The first capital project discussed was the one that resulted in the Laird Norton Addition. The Winona County Historical Society had been through a capital campaign in the past, which experience guided their actions as much as a 2005 needs assessment. The project was originally estimated increase space by 15,000 square feet at a cost of $3.1 million ($206.67/sf). By the time of bidding, the additional space decreased to 12,000 square feet and the cost mushroomed to $4.6 million ($383.34/sf).

What worked in the favor of Winona County Historical Society was an in-house capital campaign, a challenge grant of $1.5 million, an 11 percent decrease in costs of materials between bidding and construction (resulting in a final cost of about $375/sf), and a board member that took the lead to work with Executive Director Mark Peterson to raise about $3 million. All of this was made possible through solid planning and seeking out lots of advice. Additionally, Mark's board member was even keeled and never let any of the several trials adversely affect what WCHS set out to accomplish.

The second facility capital campaign has not started. Peter Olson of the Children's Museum of Southern Minnesota in Mankato detailed efforts so far to create a permanent home for this new children's museum.

Like Winona County Historical Society that started its campaign on the basis of a history of success, the Children's Museum of Southern Minnesota is starting off right. They've hired a seasoned professional to guide the organization, a lead donor has committed about a quarter of the estimated $4.5 million to renovate or build new, the board is actively leading the capital campaign ably assisted by the executive director, lots of local businesses have stepped up to donate key strategic elements including some communications pieces, and a couple of temporary "pop-up" museum experiments have exposed thousands of people to the museum.

The Children's Museum of Southern Minnesota estimates its space requirements at about 25,000 square feet ($180/sf). Both this example and the Winona County Historical Society vary from estimates of national costs per square foot as discussed in Museums Cost How Much?

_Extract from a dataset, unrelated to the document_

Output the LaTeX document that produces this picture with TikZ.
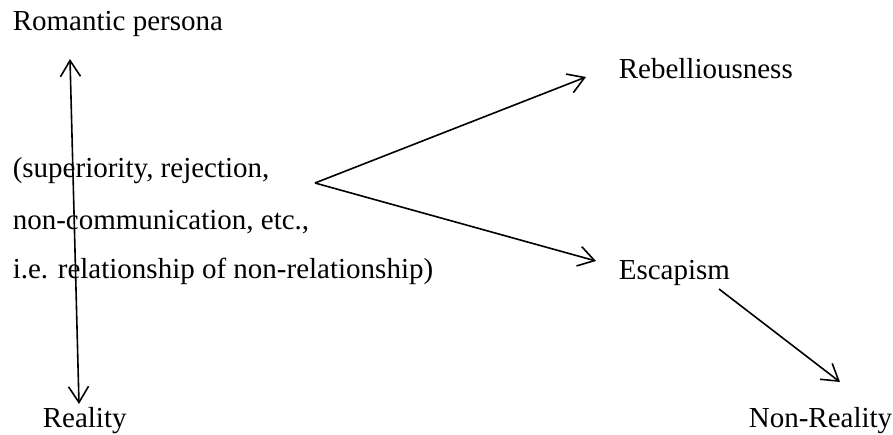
\documentclass[tikz,border=0pt]{standalone}
\usepackage{fontspec}
\setmainfont{Liberation Serif}
\usetikzlibrary{arrows.meta}
\begin{document}
\begin{tikzpicture}[x=.5pt,y=-.5pt,line width=.8pt,>={Straight Barb[length=8pt,width=10pt]},
    every node/.style={inner sep=0pt,anchor=base west,font=\fontsize{14.5}{17}\selectfont}]
\useasboundingbox (0,0) rectangle (893,434);

\node (persona) at (12,30){Romantic persona};
\foreach \y/\n/\ytext in {177/l1/{(superiority, rejection,}, 229/l2/{non-communication, etc.,}, 278/l3/{i.e. relationship of non-relationship)}}
{
    \node (\n) at (12,\y){\ytext};
}
\node (rebel) at (618,78){Rebelliousness};
\node (escape) at (618,279){Escapism};
\node (reality) at (42,427){Reality};
\node (nonreal) at (748,427){Non-Reality};

\coordinate (up) at (70,59);
\coordinate (down) at (79,404);
\coordinate (fork) at (315,183);
\coordinate (rebtip) at (586,77);
\coordinate (esctip) at (596,261);
\coordinate (escout) at (719,289);
\coordinate (nrtip) at (840,382);

\draw[<->](up)--(down);
\draw[->](fork)--(rebtip);
\draw[->](fork)--(esctip);
\draw[->](escout)--(nrtip);
\end{tikzpicture}
\end{document}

Both projects are founded on a track record of success (one new, one 75 years in the making). Both have a strong sense of their visitors and visitor needs. Both accepted donated services and products, though some were not ideal they opted to deal with the less than ideal. That's an important recognition going into any extensive project. Finally, both were determined to build for the long term. Museums are meant to be significant assets in a community, and both projects have kept that in the forefront of their minds.

The third panelist spoke about Market America, which has an opportunity for nonprofits to reap the benefit of direct sales between consumers and major brands. The money generated comes from the normal (or slightly reduced) commission for products that consumers pay really without knowing it when shopping at bricks-and-mortar stores. In order to participate, the nonprofit must be a 501(c)(3) - that special slice of nonprofits. To learn more about this contact Dave Lindley through the Washington County Historical Society.

All three examples showed that active participation by the organization and its leaders is key to success in fundraising in hard times. What's your experience? Has fundraising been difficult? Have you noticed a difference during the downturn?